Lettlands Verkehrsminister Talis Linkaits betont: „Es ist klar, dass die Situation im Prinzip inakzeptabel ist, wenn ein Land entscheiden kann, ob es den einen oder anderen Passagier im Flugzeug mag oder nicht mag.“ Die französische Regierung pocht auf eine rasche gemeinsame Linie, Litauen macht Druck, dass die EU den Luftraum für internationale Flüge vorerst zum Sperrgebiet erklärt.
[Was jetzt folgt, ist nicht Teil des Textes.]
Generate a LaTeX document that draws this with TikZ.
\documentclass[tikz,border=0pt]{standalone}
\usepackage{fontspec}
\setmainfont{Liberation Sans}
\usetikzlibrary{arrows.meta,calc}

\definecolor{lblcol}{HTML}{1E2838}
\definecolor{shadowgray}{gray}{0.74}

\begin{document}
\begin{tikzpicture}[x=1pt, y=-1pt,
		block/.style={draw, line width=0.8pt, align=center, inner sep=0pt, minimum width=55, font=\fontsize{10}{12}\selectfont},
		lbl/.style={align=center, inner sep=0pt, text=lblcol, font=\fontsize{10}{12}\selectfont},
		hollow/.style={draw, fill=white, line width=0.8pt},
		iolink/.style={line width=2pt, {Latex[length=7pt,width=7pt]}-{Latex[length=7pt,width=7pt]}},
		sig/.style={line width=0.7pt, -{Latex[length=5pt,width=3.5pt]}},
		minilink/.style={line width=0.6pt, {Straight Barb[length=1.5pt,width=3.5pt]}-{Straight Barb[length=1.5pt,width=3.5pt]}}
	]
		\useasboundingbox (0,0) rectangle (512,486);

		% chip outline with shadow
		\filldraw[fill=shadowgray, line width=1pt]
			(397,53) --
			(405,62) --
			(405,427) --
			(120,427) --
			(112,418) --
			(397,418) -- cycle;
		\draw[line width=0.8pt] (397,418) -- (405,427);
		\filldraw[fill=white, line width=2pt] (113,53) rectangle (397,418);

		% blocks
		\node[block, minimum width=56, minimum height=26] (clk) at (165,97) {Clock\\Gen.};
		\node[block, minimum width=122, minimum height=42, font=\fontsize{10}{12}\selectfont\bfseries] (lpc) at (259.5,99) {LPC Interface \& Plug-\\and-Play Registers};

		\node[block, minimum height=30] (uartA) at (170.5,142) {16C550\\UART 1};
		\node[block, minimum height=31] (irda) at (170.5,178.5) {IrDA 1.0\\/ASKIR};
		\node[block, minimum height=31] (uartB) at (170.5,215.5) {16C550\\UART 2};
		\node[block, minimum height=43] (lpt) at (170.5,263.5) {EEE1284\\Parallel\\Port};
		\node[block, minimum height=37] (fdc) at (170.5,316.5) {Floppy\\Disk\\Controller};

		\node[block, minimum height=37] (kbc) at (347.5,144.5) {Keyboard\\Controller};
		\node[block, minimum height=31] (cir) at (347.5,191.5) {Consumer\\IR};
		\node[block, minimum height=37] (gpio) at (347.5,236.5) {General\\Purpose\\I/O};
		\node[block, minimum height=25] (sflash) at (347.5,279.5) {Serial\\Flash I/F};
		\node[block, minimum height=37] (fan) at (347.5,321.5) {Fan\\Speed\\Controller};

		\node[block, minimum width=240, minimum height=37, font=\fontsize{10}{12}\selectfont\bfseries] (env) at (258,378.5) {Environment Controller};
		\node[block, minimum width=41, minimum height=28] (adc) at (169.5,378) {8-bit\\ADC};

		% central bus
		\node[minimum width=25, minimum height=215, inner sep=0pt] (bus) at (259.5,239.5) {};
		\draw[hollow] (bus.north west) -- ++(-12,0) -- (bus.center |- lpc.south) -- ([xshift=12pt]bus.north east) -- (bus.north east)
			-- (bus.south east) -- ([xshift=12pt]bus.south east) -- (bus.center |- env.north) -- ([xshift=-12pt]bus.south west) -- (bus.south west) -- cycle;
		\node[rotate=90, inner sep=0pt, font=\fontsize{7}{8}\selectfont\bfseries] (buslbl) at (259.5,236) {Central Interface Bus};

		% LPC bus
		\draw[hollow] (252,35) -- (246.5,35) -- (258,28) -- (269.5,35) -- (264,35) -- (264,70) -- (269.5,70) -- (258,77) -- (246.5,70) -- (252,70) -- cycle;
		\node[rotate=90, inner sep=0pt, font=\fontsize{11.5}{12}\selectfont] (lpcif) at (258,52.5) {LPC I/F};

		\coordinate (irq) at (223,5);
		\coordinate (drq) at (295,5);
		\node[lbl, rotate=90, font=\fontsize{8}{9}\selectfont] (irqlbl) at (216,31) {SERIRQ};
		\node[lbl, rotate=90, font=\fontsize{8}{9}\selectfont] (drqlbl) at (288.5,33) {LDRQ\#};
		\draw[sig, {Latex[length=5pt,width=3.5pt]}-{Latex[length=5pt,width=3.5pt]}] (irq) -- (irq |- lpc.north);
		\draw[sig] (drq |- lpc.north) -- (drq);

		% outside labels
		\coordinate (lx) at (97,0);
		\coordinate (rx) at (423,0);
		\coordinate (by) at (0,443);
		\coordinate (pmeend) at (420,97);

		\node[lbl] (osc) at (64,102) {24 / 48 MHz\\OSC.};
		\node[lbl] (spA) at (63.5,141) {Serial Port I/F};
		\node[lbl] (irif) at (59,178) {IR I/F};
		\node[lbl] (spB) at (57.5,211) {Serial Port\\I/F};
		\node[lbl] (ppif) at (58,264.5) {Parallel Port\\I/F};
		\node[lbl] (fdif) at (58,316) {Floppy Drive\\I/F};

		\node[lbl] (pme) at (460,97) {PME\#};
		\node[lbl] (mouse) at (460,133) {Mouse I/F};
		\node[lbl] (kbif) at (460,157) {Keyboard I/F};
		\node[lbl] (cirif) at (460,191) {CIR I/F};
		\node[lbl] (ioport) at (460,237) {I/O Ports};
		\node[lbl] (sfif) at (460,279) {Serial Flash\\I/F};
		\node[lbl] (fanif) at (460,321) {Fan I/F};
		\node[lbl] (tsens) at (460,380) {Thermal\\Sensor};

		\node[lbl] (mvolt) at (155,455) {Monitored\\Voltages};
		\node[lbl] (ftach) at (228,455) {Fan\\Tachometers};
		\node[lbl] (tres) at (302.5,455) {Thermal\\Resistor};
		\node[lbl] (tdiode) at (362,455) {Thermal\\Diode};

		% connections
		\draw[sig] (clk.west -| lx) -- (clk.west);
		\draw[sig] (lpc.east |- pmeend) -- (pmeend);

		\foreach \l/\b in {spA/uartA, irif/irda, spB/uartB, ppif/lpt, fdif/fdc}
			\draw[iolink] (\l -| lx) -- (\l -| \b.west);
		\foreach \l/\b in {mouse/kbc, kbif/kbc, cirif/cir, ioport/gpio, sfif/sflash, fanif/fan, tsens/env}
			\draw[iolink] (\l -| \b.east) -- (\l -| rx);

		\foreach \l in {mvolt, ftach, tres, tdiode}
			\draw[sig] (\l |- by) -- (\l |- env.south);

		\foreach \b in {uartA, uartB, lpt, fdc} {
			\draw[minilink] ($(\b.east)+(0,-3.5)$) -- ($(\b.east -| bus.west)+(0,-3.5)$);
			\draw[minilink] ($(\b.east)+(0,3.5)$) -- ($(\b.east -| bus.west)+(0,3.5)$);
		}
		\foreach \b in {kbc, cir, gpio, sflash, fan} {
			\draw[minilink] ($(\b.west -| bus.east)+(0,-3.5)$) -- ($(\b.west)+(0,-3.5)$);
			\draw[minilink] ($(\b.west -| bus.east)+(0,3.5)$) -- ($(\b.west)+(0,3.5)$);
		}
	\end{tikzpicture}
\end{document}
Die Lufthansa will dagegen noch keine Konsequenzen ziehen, das Unternehmen teilt auf Tagesspiegel-Anfrage mit: „Derzeit nutzen wir den Luftraum über Belarus regulär.“ Lufthansa flog trotz des Vorfalls am Montag auch planmäßig Frankfurt-Minsk an (Start 10.15 Uhr, LH1486).
Wie kann der Druck verstärkt werden?
Die FDP fordert, der staatlichen belarussischen Fluggesellschaft Belavia die Landerechte in der EU zu entziehen. „Mit der Entführung einer Passagiermaschine, die zwischen zwei EU-Mitgliedstaaten unterwegs war, hat Lukaschenko eine rote Linie überschritten“, sagte der stellvertretende Fraktionsvorsitzende Alexander Graf Lambsdorff dem RND. Belavia fliegt mehrere deutsche Städte an, darunter Berlin, Frankfurt, München.
Großbritannien, nicht mehr EU-Mitglied, hat bereits entsprechend gehandelt: Verkehrsminister Grant Shapps am Montag hat die Betriebserlaubnis für die staatliche belarussische Fluglinie Belavia in Großbritannien ausgesetzt. Und er hat die Luftfahrtbehörde angewiesen, Fluggesellschaften aufzufordern, den belarussischen Luftraum zu meiden.
Im Rahmen von drei EU-Sanktionspaketen nach der nicht anerkannten Präsidentschaftswahl 2020 und den folgenden Repressionen wurden bisher insgesamt 88 Personen und sieben Organisationen bestraft. Dazu zählen Präsident Alexander Lukaschenko, sein Sohn und nationaler Sicherheitsberater, Viktor Lukaschenko, sowie weitere Persönlichkeiten der politischen Führung. Sie alle dürfen in keinen EU-Staat einreisen und Vermögenswerte wurden eingefroren.
Doch der Druck wächst, nun härter durchzugreifen. Immer wieder hoch umstritten ist aber zum Beispiel, dass 2020 Belarus mit zwei Staatsanleihen 1,25 Milliarden US-Dollar erlösen konnte.
Abgewickelt wurde die Ausgabe über die westlichen Banken Citigroup (USA), Raiffeisen Bank International (Österreich) und Société Générale (Frankreich). Es gibt also gerade im Finanzbereich noch einige Hebel, allerdings wurde bisher von scharfen Handelssanktionen zurückgeschreckt, um nicht die Bevölkerung von Belarus zu den Leidtragenden zu machen. Laut Auswärtigem Amt betrug das bilaterale Handelsvolumen mit Deutschland rund zwei Milliarden Euro, das mit der EU knapp 16 Mrd.
Deutschland ist hinter Russland, der Ukraine und China der vierwichtigste Handelspartner bisher. Exportgüter sind laut AA Ölprodukte, Maschinen, IT-Dienstleistungen und landwirtschaftliche Erzeugnisse. Immerhin sind noch über 300 deutsche Firmen vor Ort in Belarus aktiv.